The two prevailing ideas, lowering rates on mortgages and converting houses owned by government entities like Freddie and Fannie into rentals and other uses, have somewhat different pockets of support. Investment firms would like to participate in the rental program, especially if the government lends them money to participate. For the most part,banks prefer the refinancing plan. There are many high-ranking proponents of the refinancing plan. Joseph Tracy, a senior adviser to the chairman of the New York Federal Reserve, has circulated a presentation in support of the plan. And Richard B. Berner, who recently joined the Treasury Department as counselor to Secretary Timothy F. Geithner, argued in favor of a blanket refinancing in his previous job as chief United States economist for Morgan Stanley. The proponents say the plan carries little risk because the mortgages are already guaranteed by Fannie Mae and Freddie Mac. They also say it makes those loans less likely to go into default and ultimately foreclosure.
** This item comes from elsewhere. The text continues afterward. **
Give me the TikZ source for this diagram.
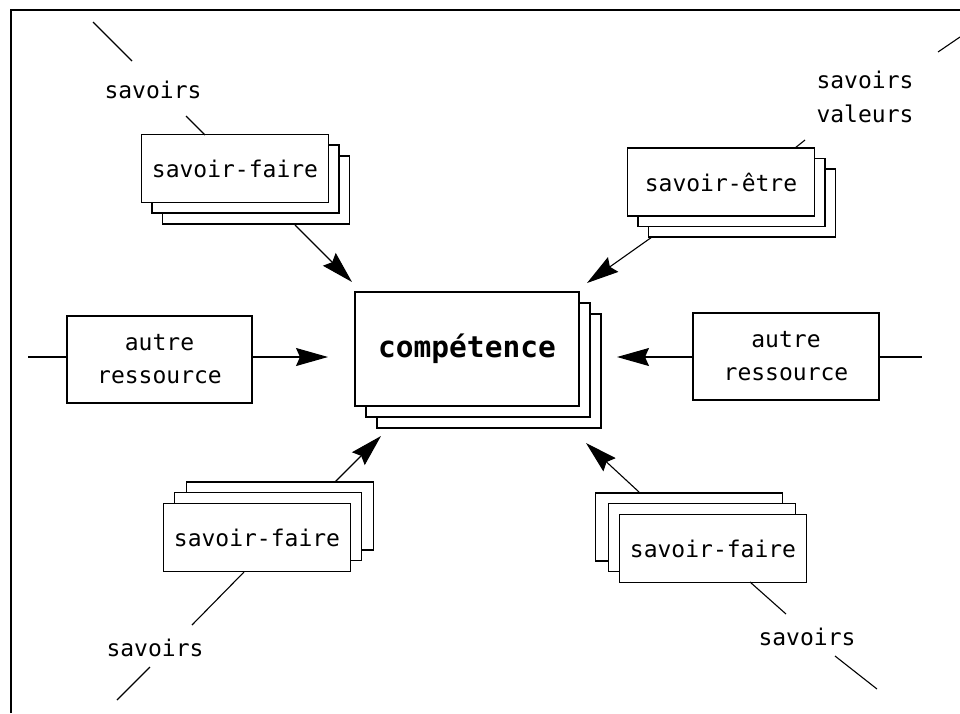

But the plan has some drawbacks. Some officials fear that promoting mass refinancings today could spook investors and make borrowing more expensive, for both homeowners and the federal government, in the future.
The government has already encouraged some refinancing through the Federal Housing Administration and through Fannie and Freddie, but participation is limited. For example, the Home Affordable Refinance Program excludes homeowners who owe more than 125 percent of the value of their house. To spur more refinancing, the government may decide to encourage Fannie and Freddie to lift such restrictions.
But government officials cautioned that Fannie and Freddie do not do the administration’s bidding, even though they are essentially owned by taxpayers. Edward J. DeMarco, who oversees the companies as acting director of the Federal Housing Finance Agency, has voiced concerns about any plan that might cost the companies money, according to the two people briefed on the discussions. “F.H.F.A. remains open to all ideas that provide needed assistance to borrowers” while minimizing the cost to taxpayers, Mr. DeMarco said in a written statement.
A broader criticism of a refinancing expansion is that it would not do enough to address the two main drivers of foreclosures: homes worth less than their mortgages, and a sudden loss of income, like unemployment. American homeowners currently owe some $700 billion more than their homes are worth.